What the law says about attendance in school
All children must be in education from the school term after their fifth birthday. This is usually at a school, though parents can also decide to educate their children at home.
Compulsory education ends on the last Friday in June of Year 11, children are then expected to be in further education or training unless they're in employment.
GOV.UK gives guidance for parents on their responsibilities for getting their children to attend school, on sources of support if this is a problem and on the legal powers available to schools and local authorities in this area.
How we deal with poor attendance
If your child misses school without a good reason, the school will want to discuss this with you.

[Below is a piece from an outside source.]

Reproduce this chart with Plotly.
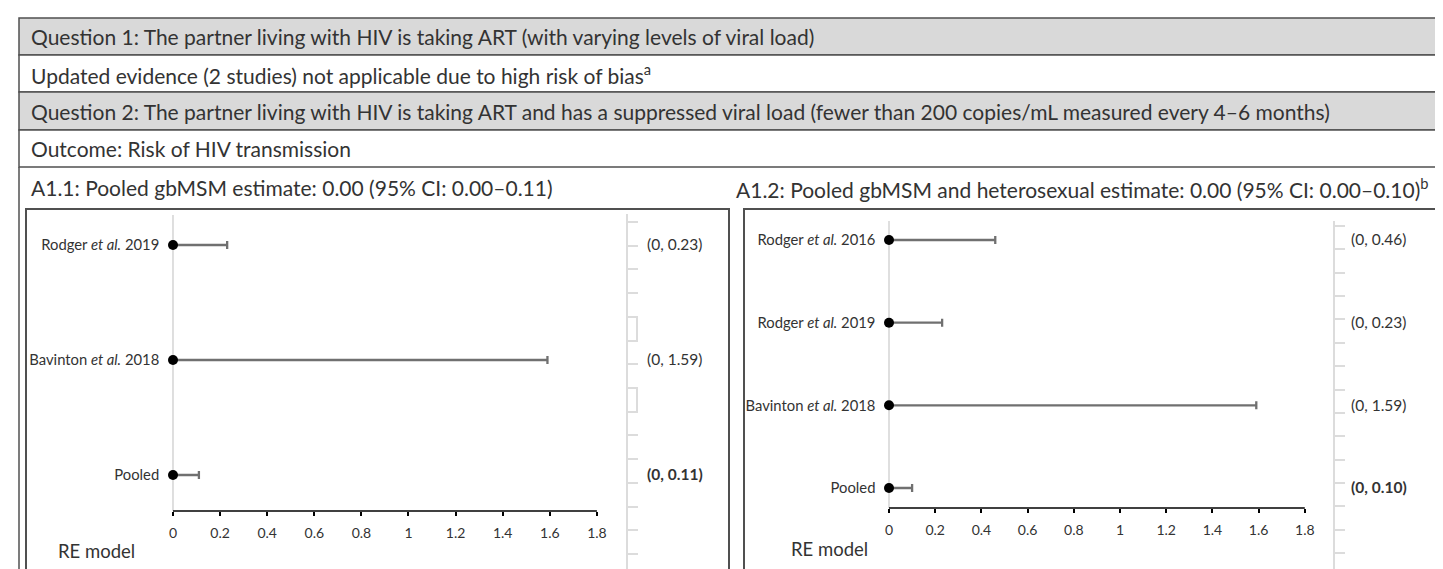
import plotly.graph_objects as go

W, H = 1443, 569

# ---------------- data ----------------
row_texts = [
    "Question 1: The partner living with HIV is taking ART (with varying levels of viral load)",
    "Updated evidence (2 studies) not applicable due to high risk of bias<sup>a</sup>",
    "Question 2: The partner living with HIV is taking ART and has a suppressed viral load (fewer than 200 copies/mL measured every 4–6 months)",
    "Outcome: Risk of HIV transmission",
]
row_shaded = [True, False, True, False]

title_a11 = "A1.1: Pooled gbMSM estimate: 0.00 (95% CI: 0.00–0.11)"
title_a12 = "A1.2: Pooled gbMSM and heterosexual estimate: 0.00 (95% CI: 0.00–0.10)<sup>b</sup>"

a11_studies = ["Rodger <i>et al.</i> 2019", "Bavinton <i>et al.</i> 2018", "Pooled"]
a11_est = [0.0, 0.0, 0.0]
a11_upper = [0.23, 1.59, 0.11]
a11_ci = ["(0, 0.23)", "(0, 1.59)", "<b>(0, 0.11)</b>"]

a12_studies = ["Rodger <i>et al.</i> 2016", "Rodger <i>et al.</i> 2019", "Bavinton <i>et al.</i> 2018", "Pooled"]
a12_est = [0.0, 0.0, 0.0, 0.0]
a12_upper = [0.46, 0.23, 1.59, 0.10]
a12_ci = ["(0, 0.46)", "(0, 0.23)", "(0, 1.59)", "<b>(0, 0.10)</b>"]

x_tick_vals = [0, 0.2, 0.4, 0.6, 0.8, 1, 1.2, 1.4, 1.6, 1.8]
x_tick_text = ["0", "0.2", "0.4", "0.6", "0.8", "1", "1.2", "1.4", "1.6", "1.8"]
model_label = "RE model"

# ---------------- helpers ----------------
def px(x):
    return x / W

def py(y):
    return 1 - y / H

FONT = "Lato"
TXT = "#333333"
BORDER = "#505050"
SIDE = "#dcdcdc"

fig = go.Figure()
shapes = []


def add_panel(xa, ya, ya2, studies, est, upper, ci, x0, ppu, row_top_px, row_bot_px,
              dom_top, axis_px, side_top, side_px, tick_first_px, tick_last_px, ci_standoff,
              label_standoff):
    n = len(studies)
    pos = list(range(n, 0, -1))
    spacing = (row_bot_px - row_top_px) / (n - 1)
    y_lo = 1 - (axis_px - row_bot_px) / spacing
    y_hi = n + (row_top_px - dom_top) / spacing
    y2_lo = 1 - (562 - row_bot_px) / spacing
    y2_hi = n + (row_top_px - side_top) / spacing
    xr = [-0.05, 1.85]
    xd = [px(x0 + xr[0] * ppu), px(x0 + xr[1] * ppu)]

    fig.add_trace(go.Scatter(
        x=est, y=pos, mode="markers",
        marker=dict(color="black", size=10),
        error_x=dict(type="data", symmetric=False, array=[u - e for u, e in zip(upper, est)],
                     arrayminus=[0] * n, color="#707070", thickness=2.3, width=4),
        xaxis=xa, yaxis=ya, showlegend=False, hoverinfo="skip", cliponaxis=False))
    # invisible companion trace so the side axis is drawn
    fig.add_trace(go.Scatter(x=est, y=pos, mode="markers", marker=dict(opacity=0),
                             xaxis=xa, yaxis=ya2, showlegend=False, hoverinfo="skip"))

    xkey = "xaxis" + ("" if xa == "x" else xa[1:])
    ykey = "yaxis" + ("" if ya == "y" else ya[1:])
    y2key = "yaxis" + ya2[1:]
    tick_step_px = (tick_last_px - tick_first_px) / 14
    fig.update_layout({
        xkey: dict(domain=xd, range=xr, anchor=ya, showgrid=False, showline=False,
                   zeroline=False,
                   tickmode="array", tickvals=x_tick_vals, ticktext=x_tick_text,
                   ticks="outside", ticklen=4, tickwidth=1.5, tickcolor="black",
                   tickfont=dict(family=FONT, size=14, color=TXT), ticklabelstandoff=5),
        ykey: dict(domain=[py(axis_px), py(dom_top)], range=[y_lo, y_hi], anchor=xa,
                   showgrid=False, zeroline=False, showline=False,
                   tickmode="array", tickvals=pos, ticktext=studies, ticks="",
                   tickfont=dict(family=FONT, size=14.8, color=TXT),
                   ticklabelstandoff=label_standoff),
        y2key: dict(domain=[py(562), py(side_top)], range=[y2_lo, y2_hi], anchor="free",
                    position=px(side_px), side="right", showgrid=False, zeroline=False,
                    showline=True, linecolor=SIDE, linewidth=2,
                    tickmode="array", tickvals=pos, ticktext=ci, ticks="",
                    tickfont=dict(family=FONT, size=15.5, color=TXT),
                    ticklabelstandoff=ci_standoff,
                    minor=dict(tickmode="linear",
                               tick0=1 - (tick_last_px - row_bot_px) / spacing,
                               dtick=tick_step_px / spacing,
                               ticks="outside", ticklen=10, tickcolor=SIDE, tickwidth=2,
                               showgrid=False)),
    })
    # zero reference line (below the markers)
    shapes.append(dict(type="line", xref=xa, yref=ya + " domain", x0=0, x1=0, y0=0, y1=1,
                       line=dict(color="#d4d4d4", width=1.5), layer="below"))
    # x axis baseline from first to last tick
    shapes.append(dict(type="line", xref=xa, yref=ya + " domain", x0=x_tick_vals[0],
                       x1=x_tick_vals[-1], y0=0, y1=0, line=dict(color="black", width=1.5)))


# left panel
add_panel("x", "y", "y2", a11_studies, a11_est, a11_upper, a11_ci,
          x0=165, ppu=235.5, row_top_px=237, row_bot_px=467, dom_top=207, axis_px=503,
          side_top=206, side_px=619, tick_first_px=214, tick_last_px=546, ci_standoff=16,
          label_standoff=1)
# right panel
add_panel("x3", "y3", "y4", a12_studies, a12_est, a12_upper, a12_ci,
          x0=881, ppu=231, row_top_px=232, row_bot_px=480, dom_top=213, axis_px=500,
          side_top=213, side_px=1326, tick_first_px=218, tick_last_px=545, ci_standoff=13,
          label_standoff=1)

# table rows
row_edges = [10, 47, 84, 122, 159]
for i, sh in enumerate(row_shaded):
    shapes.append(dict(type="rect", xref="paper", yref="paper", x0=px(11), x1=px(1441),
                       y0=py(row_edges[i + 1]), y1=py(row_edges[i]),
                       fillcolor="#d9d9d9" if sh else "white",
                       line=dict(color=BORDER, width=1.5), layer="below"))
# outer left line
shapes.append(dict(type="line", xref="paper", yref="paper", x0=px(11), x1=px(11),
                   y0=py(159), y1=py(568), line=dict(color=BORDER, width=1.5)))
# panel boxes
for xl, xr_ in [(18, 721), (736, 1438)]:
    shapes.append(dict(type="rect", xref="paper", yref="paper", x0=px(xl), x1=px(xr_),
                       y0=py(562), y1=py(201), line=dict(color=BORDER, width=2),
                       fillcolor="rgba(0,0,0,0)", layer="below"))
# bracket artefacts on the left side axis
for a, b in [(310, 333), (380, 403)]:
    shapes.append(dict(type="line", xref="paper", yref="paper", x0=px(629), x1=px(629),
                       y0=py(a), y1=py(b), line=dict(color=SIDE, width=2)))

ann = []
for i, t in enumerate(row_texts):
    ann.append(dict(text=t, xref="paper", yref="paper", x=px(21),
                    y=py((row_edges[i] + row_edges[i + 1]) / 2),
                    xanchor="left", yanchor="middle", showarrow=False,
                    font=dict(family=FONT, size=21, color=TXT)))
ann.append(dict(text=title_a11, xref="paper", yref="paper", x=px(21), y=py(180),
                xanchor="left", yanchor="middle", showarrow=False,
                font=dict(family=FONT, size=21, color=TXT)))
ann.append(dict(text=title_a12, xref="paper", yref="paper", x=px(726), y=py(180),
                xanchor="left", yanchor="middle", showarrow=False,
                font=dict(family=FONT, size=21, color=TXT)))
ann.append(dict(text=model_label, xref="paper", yref="paper", x=px(48), y=py(543),
                xanchor="left", yanchor="middle", showarrow=False,
                font=dict(family=FONT, size=18.5, color=TXT)))
ann.append(dict(text=model_label, xref="paper", yref="paper", x=px(781), y=py(541),
                xanchor="left", yanchor="middle", showarrow=False,
                font=dict(family=FONT, size=18.5, color=TXT)))

fig.update_layout(
    width=W, height=H, margin=dict(l=0, r=0, t=0, b=0),
    paper_bgcolor="white", plot_bgcolor="rgba(0,0,0,0)",
    annotations=ann, shapes=shapes, showlegend=False,
    font=dict(family=FONT, color=TXT),
)

fig.write_html("out.html")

If you don't respond positively or your child’s attendance remains a problem, you can expect to be contacted by an Education Welfare Officer (EWO) or, for most secondary schools, a Targeted Youth Worker, who will advise you of your legal duties, and work with you to resolve problems.
Barnet’s Education Welfare Team works directly with four secondary schools: Copthall, Mill Hill County High, JCoSS and St James’ RC High.
If your child’s attendance is below 90% - unless due to serious medical issues – you should expect to be challenged about it.
Attendance absence fines
Parents who don't comply, face legal sanctions including prosecution or fixed-penalty notices.
Taking holidays in school time is not acceptable. Parents may ask for leave of absence for exceptional circumstances only and should expect a fixed-penalty notice for each child if they do not have their head teacher’s permission.
Children are sometimes too ill to attend school and their absences are authorised. If your child is often off sick, the school will require medical evidence. If you have any health concerns about your child you should talk to their school. If you do not provide an adequate explanation, your child’s absences could remain unauthorised and subject to EWO action.